We returned to the plaza de armis and hung around for our much needed breakfast, which we did not have before leaving early that morning so that was well deserved. The ride back to Arequipa was pretty uneventful, broken up by a HUGE buffet lunch at Chivay with llama, alpaca and other meats and local dishes. We also went to the hot pools, which was a bit odd given it was like 35 degrees and the water was pushing that also. The Brazilian guy I was with managed to talk his way to a discount for half prices for us into the pools and even a discount for his buffet meal; if you don´t ask you don´t get I suppose.

That night I packed my bags and met up with the crew at the Istanbul restaurant again for drinks before heading to the bus stop to meet Sidsel.
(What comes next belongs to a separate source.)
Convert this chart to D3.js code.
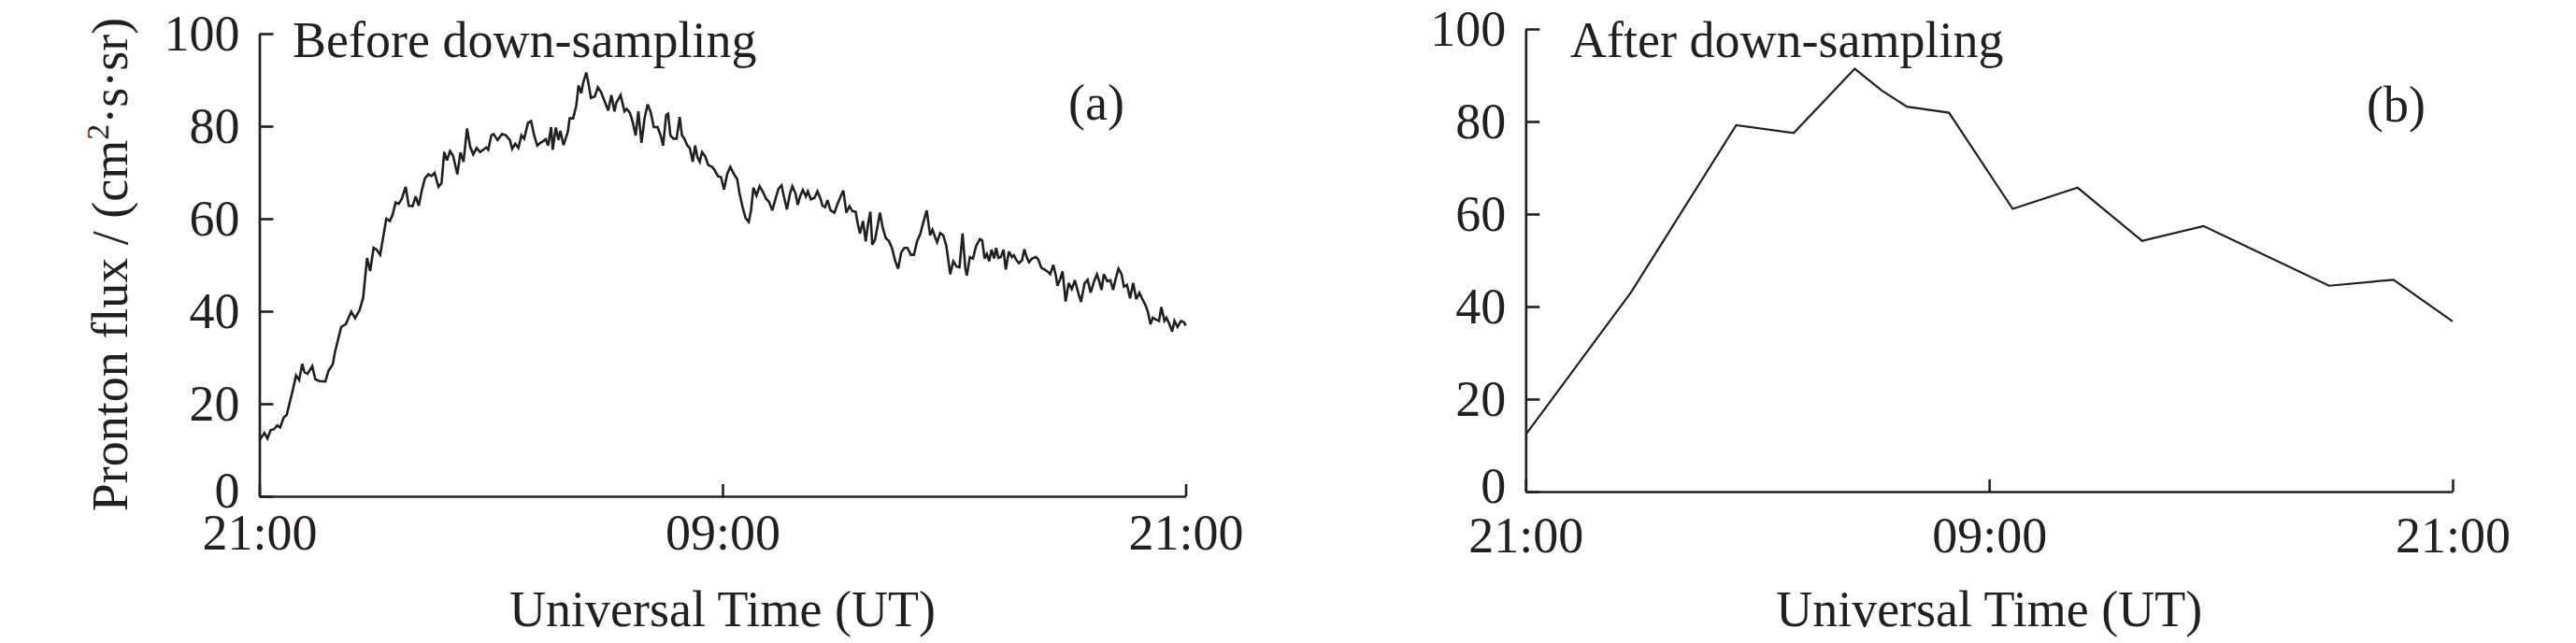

I decided that if I could change my ticket to the next day I would, allowing me to head back into Arequipa that night to party with the reset of the guys, which turned out to be a pretty entertaining evening. Not a late one but good enough for a laugh.

Prior to my bus that evening which I managed to change for free the previous nigh, I took it very easy, having a solid admin day in the internet cafe getting photos backed up, blog updated and my CV sorted also. Pretty productive but not a lot of fun really but needs to be done. I also got a copy of batman and watched that with a bag of bulk bin chips from the shop next door, which had become a bit of a popular cheap snack!

I made my way to the bus station around 730, to find a bit of food before the overnight trip. Some awesome chifa for only 4 soles (2nzd) with all the trimmings went down pretty well really, filling a gap before the bus. My last overnight bus ride!